In June the tree will be ready for full fertilizer treatment. It can focus on building up the current leaves to make them greener and stronger, rather than dividing up all that energy into twice as many unnecessary leaves. This tree should become empowered for another great year of developmental growth.
Past articles featuring this tree:
- Chinese Elm: Spring Leaves Poppin'
- Chinese Elm in Summer
- Chinese Elm, Trimming it down to size
- Pruning Chinese Elm Start to Finish
- Princess Peach is in another castle
Bonus: New Logo
It was finally time, and I decided to revise my custom art logo, because of the inclusion of the steem symbol. I'm going to miss the old blue doohicky steeming above the T.
Where has the Steem gone? It seems to be vaporizing away into the Sun, never to return. See the allusion I made there?
I do not support the direction Steem went with centralization of power and taking people's wealth, and I am quite happy with the direction the community supported hardfork went with Hive. It is wonderful to be able to keep our past connections, past content contributions, and the hard work of our past earnings with better value and potential than before. I want to show support for this positive direction with a renewed signature logo.
Say goodbye to the brown sparrow. Brought back the bluebird as a permanent feature, as I tend to see blue jays more often where I live.
Added a little ground rose, which is my rendition of the Hive logo inverted on its side. I think it looks like the Super Mario Bros. fire flower, so it also symbolizes powering up my stake to help get to the next level. The flower will be a nice way to remind viewers that I often support and create gardening articles.
Next step will be to replace my @creativetruth blog backdrop to ditch the old logo completely.
Also, some congratulations are in order, as I recently became dolphin status on Hive.
Thank you @hivebuzz for creating this fun gamification acheivement badge!
Over 5000 in Hive earnings. From the beginning, I have invested zero funds from external exchanges to artificially boost my progress. Only earnings made here have I used to boost my growth. Most of my Hive was earned from years of faithfully posting original content articles of writing, gardening, bonsai, recipes, and songs to the Steem blockchain. Nearly all of my rewards from posts and curation I have powered up directly.

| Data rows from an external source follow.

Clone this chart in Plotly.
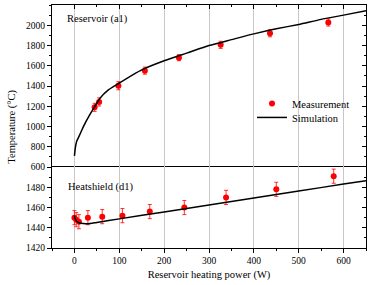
import plotly.graph_objects as go

# Reservoir (a1) measurements
res_x = [45, 55, 98, 157, 233, 326, 436, 566]
res_y = [1190, 1243, 1403, 1552, 1680, 1807, 1921, 2027]
res_err = [40, 40, 40, 35, 30, 35, 35, 35]
# Reservoir simulation
res_sim_x = [0, 2, 5, 11, 20, 34, 45, 57, 75, 100, 150, 200, 250, 300, 350, 400, 450, 500, 550, 600, 650]
res_sim_y = [710, 790, 855, 910, 1000, 1115, 1195, 1280, 1360, 1430, 1560, 1650, 1725, 1800, 1858, 1915, 1965, 2008, 2058, 2100, 2144]

# Heatshield (d1) measurements
hs_x = [0, 4, 10, 30, 62, 107, 168, 245, 338, 450, 578]
hs_y = [1450, 1448, 1446, 1450, 1451, 1452, 1456, 1460, 1470, 1478, 1491]
hs_err = [7, 7, 7, 7, 7, 7, 7, 7, 7, 7, 7]
# Heatshield simulation
hs_sim_x = [0, 1, 3, 6, 10, 20, 30, 50, 100, 200, 300, 400, 500, 600, 650]
hs_sim_y = [1452, 1450, 1447.5, 1446, 1445, 1444.2, 1444, 1445.3, 1448.8, 1455.7, 1462.5, 1469.4, 1476.3, 1483.2, 1486.6]

x_ticks = [0, 100, 200, 300, 400, 500, 600]
res_ticks = [600, 800, 1000, 1200, 1400, 1600, 1800, 2000]
hs_ticks = [1420, 1440, 1460, 1480]

FONT = "Liberation Serif"
RED = "#ff0000"

fig = go.Figure()

fig.add_trace(go.Scatter(x=res_x, y=res_y, mode="markers", name="Measurement",
                         marker=dict(color=RED, size=6), legend="legend",
                         error_y=dict(type="data", array=res_err, color=RED, thickness=0.8, width=2),
                         xaxis="x2", yaxis="y2"))
fig.add_trace(go.Scatter(x=res_sim_x, y=res_sim_y, mode="lines", name="Simulation",
                         line=dict(color="black", width=1.5, shape="spline", smoothing=0.6),
                         legend="legend2", xaxis="x2", yaxis="y2"))
fig.add_trace(go.Scatter(x=hs_x, y=hs_y, mode="markers", showlegend=False,
                         marker=dict(color=RED, size=6),
                         error_y=dict(type="data", array=hs_err, color=RED, thickness=0.8, width=2),
                         xaxis="x", yaxis="y"))
fig.add_trace(go.Scatter(x=hs_sim_x, y=hs_sim_y, mode="lines", showlegend=False,
                         line=dict(color="black", width=1.5, shape="spline", smoothing=0.6),
                         xaxis="x", yaxis="y"))

tickfont = dict(family=FONT, size=9.5, color="black")
split = 0.333
common_x = dict(range=[-50, 650], showgrid=True, gridcolor="#c8c8c8", gridwidth=1,
                zeroline=False, linecolor="black", linewidth=1, automargin=False)
legend_style = dict(xanchor="left", yanchor="top", bgcolor="rgba(0,0,0,0)",
                    font=dict(family=FONT, size=10.5), itemwidth=30)

fig.update_layout(
    width=374, height=285,
    margin=dict(l=52, r=8, t=5, b=37, autoexpand=False),
    plot_bgcolor="white", paper_bgcolor="white",
    font=dict(family=FONT, color="black"),
    xaxis=dict(**common_x, domain=[0, 1], anchor="y", showline=True, mirror=True,
               tickvals=x_ticks, ticks="outside", ticklen=4, tickcolor="black",
               minor=dict(dtick=50, ticks="outside", ticklen=2, tickcolor="black", showgrid=False),
               tickfont=tickfont,
               title=dict(text="Reservoir heating power (W)", font=dict(family=FONT, size=10.5), standoff=5)),
    xaxis2=dict(**common_x, domain=[0, 1], anchor="y2", matches="x", side="top", showline=True,
                tickvals=x_ticks, ticks="inside", ticklen=4, tickcolor="black", showticklabels=False,
                minor=dict(dtick=50, ticks="inside", ticklen=2, tickcolor="black", showgrid=False)),
    yaxis=dict(domain=[0, split], anchor="x", range=[1420, 1500], tickvals=hs_ticks,
               showgrid=False, zeroline=False, showline=True, linecolor="black", linewidth=1,
               ticks="outside", ticklen=4, tickcolor="black", tickfont=tickfont, automargin=False,
               minor=dict(dtick=10, ticks="outside", ticklen=2, tickcolor="black")),
    yaxis2=dict(domain=[split, 1], anchor="x2", range=[600, 2200], tickvals=res_ticks,
                showgrid=False, zeroline=False, showline=True, linecolor="black", linewidth=1,
                ticks="outside", ticklen=4, tickcolor="black", tickfont=tickfont, automargin=False,
                minor=dict(dtick=100, ticks="outside", ticklen=2, tickcolor="black")),
    yaxis3=dict(domain=[0, split], anchor="x", overlaying="y", matches="y", side="right",
                tickvals=hs_ticks, showgrid=False, zeroline=False, showline=True, automargin=False,
                linecolor="black", linewidth=1, ticks="inside", ticklen=4, tickcolor="black",
                showticklabels=False,
                minor=dict(dtick=10, ticks="inside", ticklen=2, tickcolor="black")),
    yaxis4=dict(domain=[split, 1], anchor="x2", overlaying="y2", matches="y2", side="right",
                tickvals=res_ticks, showgrid=False, zeroline=False, showline=True, automargin=False,
                linecolor="black", linewidth=1, ticks="inside", ticklen=4, tickcolor="black",
                showticklabels=False,
                minor=dict(dtick=100, ticks="inside", ticklen=2, tickcolor="black")),
    legend=dict(x=0.637, y=0.654, **legend_style),
    legend2=dict(x=0.637, y=0.597, **legend_style),
    showlegend=True,
    annotations=[
        dict(text="Reservoir (a1)", x=0.04, y=0.975, xref="paper", yref="paper",
             xanchor="left", yanchor="top", showarrow=False, font=dict(family=FONT, size=10.5)),
        dict(text="Heatshield (d1)", x=0.045, y=0.286, xref="paper", yref="paper",
             xanchor="left", yanchor="top", showarrow=False, font=dict(family=FONT, size=10.5)),
        dict(text="Temperature (°C)", x=-0.13, y=0.5, xref="paper", yref="paper",
             xanchor="center", yanchor="middle", textangle=-90, showarrow=False,
             font=dict(family=FONT, size=10.5)),
    ],
)

# dummy traces to activate the right-side overlay axes
fig.add_trace(go.Scatter(x=[None], y=[None], xaxis="x", yaxis="y3", showlegend=False, hoverinfo="skip"))
fig.add_trace(go.Scatter(x=[None], y=[None], xaxis="x2", yaxis="y4", showlegend=False, hoverinfo="skip"))

fig.write_html("out.html", config={"displayModeBar": False},
               post_script="document.body.style.margin='0';document.body.style.overflow='hidden';")
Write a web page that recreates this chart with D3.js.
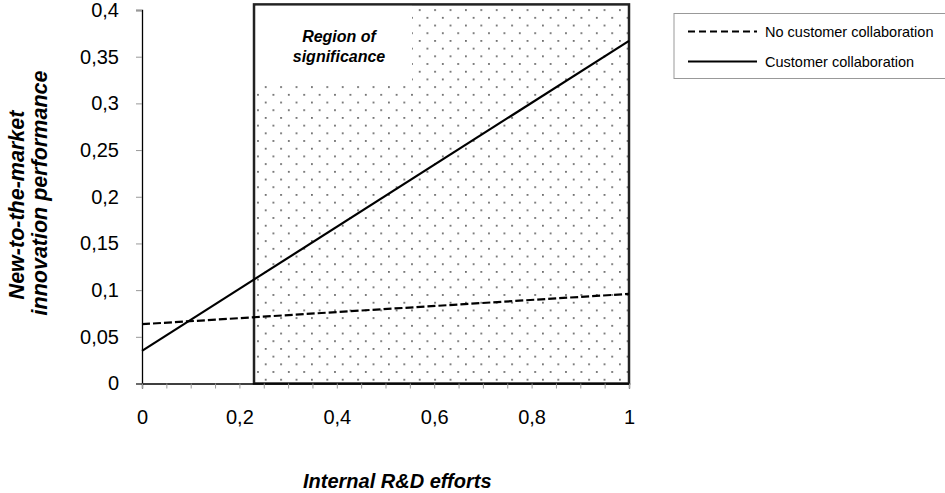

As a Dolphin I now have the ability to offer free account creation directly. I am willing to offer free accounts to friends, family, and individuals who I judge have demonstrated good intentions. Tell me the custom username you want, and I can deliver the password and keys instantly.
This is not meant to brag, but to instill encouragement to all smaller accounts, that they too can reach this level some day. Even the poorest person can find wealth if they believe in themselves, because others will believe in their success too. Only on Hive is this possible!
Acting on my belief in hard work, persistence, and trust earned through loyalty is what got me this far. Always post positive content (at least in my main blog, because I can get rather opinionated in curation comments to demonstrate authenticity) to better inspire encouragement and a sense of safety for potential new relationship interactions to occur. This is brand networking at its best.
Very glad to see how much I have achieved through being true to myself. Looking forward to achieving the next 5000 faster than ever.